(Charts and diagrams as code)
+++

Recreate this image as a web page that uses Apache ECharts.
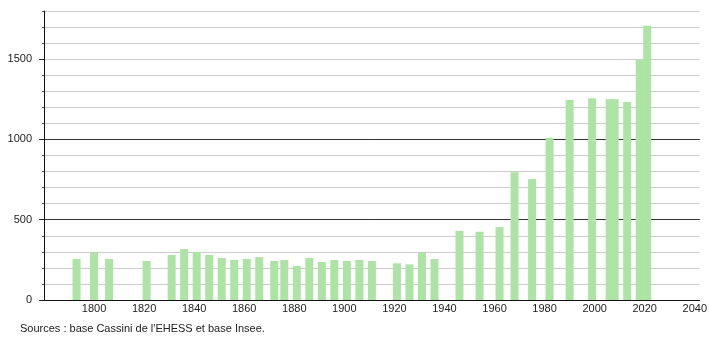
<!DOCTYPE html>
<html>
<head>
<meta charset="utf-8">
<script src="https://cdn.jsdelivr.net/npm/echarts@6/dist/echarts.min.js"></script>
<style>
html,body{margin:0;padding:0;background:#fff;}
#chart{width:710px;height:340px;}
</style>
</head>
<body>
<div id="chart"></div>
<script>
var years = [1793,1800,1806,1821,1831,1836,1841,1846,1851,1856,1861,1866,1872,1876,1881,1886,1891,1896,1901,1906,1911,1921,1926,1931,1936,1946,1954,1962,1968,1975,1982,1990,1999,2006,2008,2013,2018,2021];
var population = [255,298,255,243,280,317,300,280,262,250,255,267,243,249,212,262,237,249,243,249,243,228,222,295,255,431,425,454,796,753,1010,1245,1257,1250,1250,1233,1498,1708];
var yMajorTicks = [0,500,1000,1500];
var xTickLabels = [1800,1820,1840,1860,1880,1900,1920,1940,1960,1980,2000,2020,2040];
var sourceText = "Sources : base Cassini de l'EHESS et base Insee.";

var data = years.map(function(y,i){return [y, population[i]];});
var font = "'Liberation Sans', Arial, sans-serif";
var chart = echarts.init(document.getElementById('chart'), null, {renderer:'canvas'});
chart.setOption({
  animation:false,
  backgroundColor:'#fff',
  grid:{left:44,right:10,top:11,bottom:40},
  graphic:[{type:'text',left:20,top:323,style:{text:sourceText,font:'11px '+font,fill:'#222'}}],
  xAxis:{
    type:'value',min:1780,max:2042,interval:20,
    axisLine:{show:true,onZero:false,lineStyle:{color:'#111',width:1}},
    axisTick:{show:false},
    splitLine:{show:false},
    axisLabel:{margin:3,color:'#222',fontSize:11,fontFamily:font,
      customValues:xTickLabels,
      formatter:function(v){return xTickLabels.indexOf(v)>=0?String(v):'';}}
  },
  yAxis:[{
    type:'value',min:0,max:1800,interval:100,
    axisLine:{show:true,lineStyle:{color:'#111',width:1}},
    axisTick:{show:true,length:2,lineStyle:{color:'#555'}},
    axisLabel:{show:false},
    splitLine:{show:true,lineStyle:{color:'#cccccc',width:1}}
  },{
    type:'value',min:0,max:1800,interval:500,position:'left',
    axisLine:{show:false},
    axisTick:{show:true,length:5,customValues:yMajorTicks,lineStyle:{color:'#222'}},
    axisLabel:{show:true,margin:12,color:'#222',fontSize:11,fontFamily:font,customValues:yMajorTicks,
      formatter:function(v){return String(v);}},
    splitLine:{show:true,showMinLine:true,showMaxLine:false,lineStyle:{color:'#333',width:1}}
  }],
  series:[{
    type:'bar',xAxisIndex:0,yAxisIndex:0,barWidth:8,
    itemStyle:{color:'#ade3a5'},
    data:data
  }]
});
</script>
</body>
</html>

+++

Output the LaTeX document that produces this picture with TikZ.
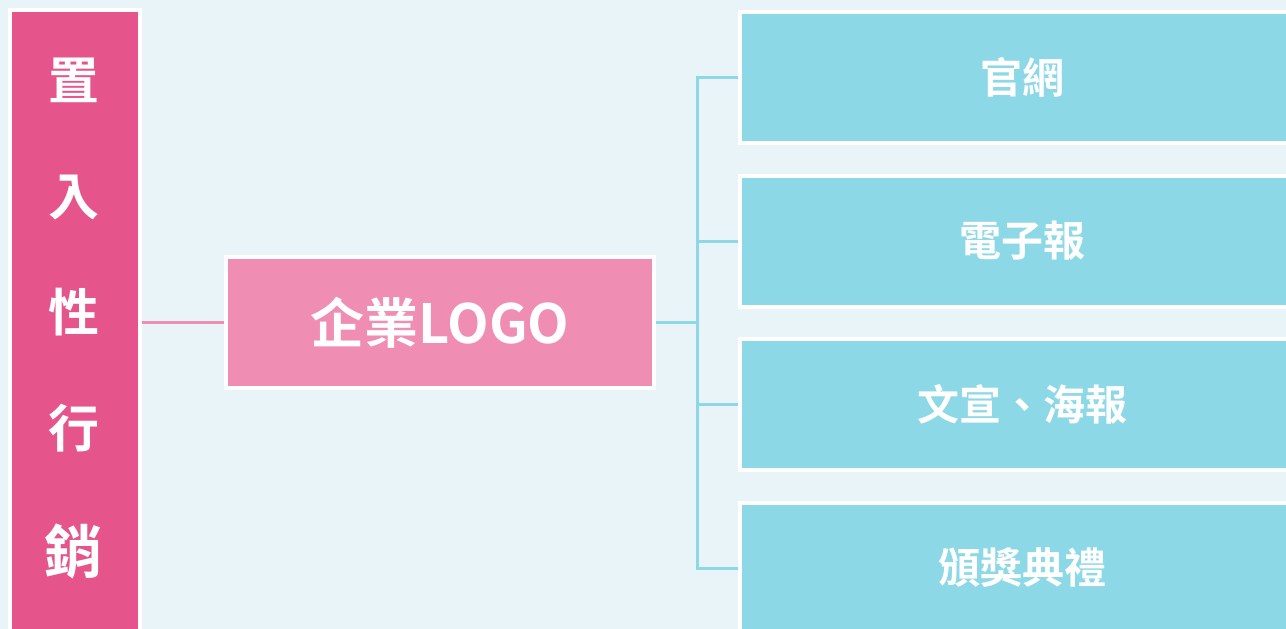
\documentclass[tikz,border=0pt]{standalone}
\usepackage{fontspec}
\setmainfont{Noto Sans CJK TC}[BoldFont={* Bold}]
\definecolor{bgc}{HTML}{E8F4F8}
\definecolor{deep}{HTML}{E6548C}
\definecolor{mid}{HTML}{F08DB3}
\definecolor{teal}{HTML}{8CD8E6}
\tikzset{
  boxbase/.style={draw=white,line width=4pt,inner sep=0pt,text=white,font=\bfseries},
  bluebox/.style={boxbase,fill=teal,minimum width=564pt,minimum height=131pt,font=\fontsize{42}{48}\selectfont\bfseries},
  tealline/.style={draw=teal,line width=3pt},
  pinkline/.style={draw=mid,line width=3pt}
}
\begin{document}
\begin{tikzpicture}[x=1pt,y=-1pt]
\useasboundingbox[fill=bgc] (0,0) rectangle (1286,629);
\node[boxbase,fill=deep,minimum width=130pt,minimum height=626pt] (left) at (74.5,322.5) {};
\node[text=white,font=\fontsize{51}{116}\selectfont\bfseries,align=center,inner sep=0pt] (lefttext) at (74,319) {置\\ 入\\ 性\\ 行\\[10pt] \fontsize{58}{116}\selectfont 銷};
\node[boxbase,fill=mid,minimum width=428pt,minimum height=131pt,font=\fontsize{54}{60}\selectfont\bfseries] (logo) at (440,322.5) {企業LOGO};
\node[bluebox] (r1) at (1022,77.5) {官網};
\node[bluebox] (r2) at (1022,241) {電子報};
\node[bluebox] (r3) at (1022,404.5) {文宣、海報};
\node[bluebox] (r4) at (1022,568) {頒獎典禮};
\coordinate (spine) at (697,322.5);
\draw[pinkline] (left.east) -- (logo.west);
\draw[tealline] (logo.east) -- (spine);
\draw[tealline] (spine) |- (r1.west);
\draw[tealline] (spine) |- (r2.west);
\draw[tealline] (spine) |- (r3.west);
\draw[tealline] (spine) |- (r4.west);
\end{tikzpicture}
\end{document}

+++

▶ _What to work on_
Copy exactly, and copy only, the lines from the one with "Recreate this image" to the one with "base Cassini de", ends included. Pictures are not part of the copy.

▶ _Answer in full_
Recreate this image as a web page that uses Apache ECharts.
<!DOCTYPE html>
<html>
<head>
<meta charset="utf-8">
<script src="https://cdn.jsdelivr.net/npm/echarts@6/dist/echarts.min.js"></script>
<style>
html,body{margin:0;padding:0;background:#fff;}
#chart{width:710px;height:340px;}
</style>
</head>
<body>
<div id="chart"></div>
<script>
var years = [1793,1800,1806,1821,1831,1836,1841,1846,1851,1856,1861,1866,1872,1876,1881,1886,1891,1896,1901,1906,1911,1921,1926,1931,1936,1946,1954,1962,1968,1975,1982,1990,1999,2006,2008,2013,2018,2021];
var population = [255,298,255,243,280,317,300,280,262,250,255,267,243,249,212,262,237,249,243,249,243,228,222,295,255,431,425,454,796,753,1010,1245,1257,1250,1250,1233,1498,1708];
var yMajorTicks = [0,500,1000,1500];
var xTickLabels = [1800,1820,1840,1860,1880,1900,1920,1940,1960,1980,2000,2020,2040];
var sourceText = "Sources : base Cassini de l'EHESS et base Insee.";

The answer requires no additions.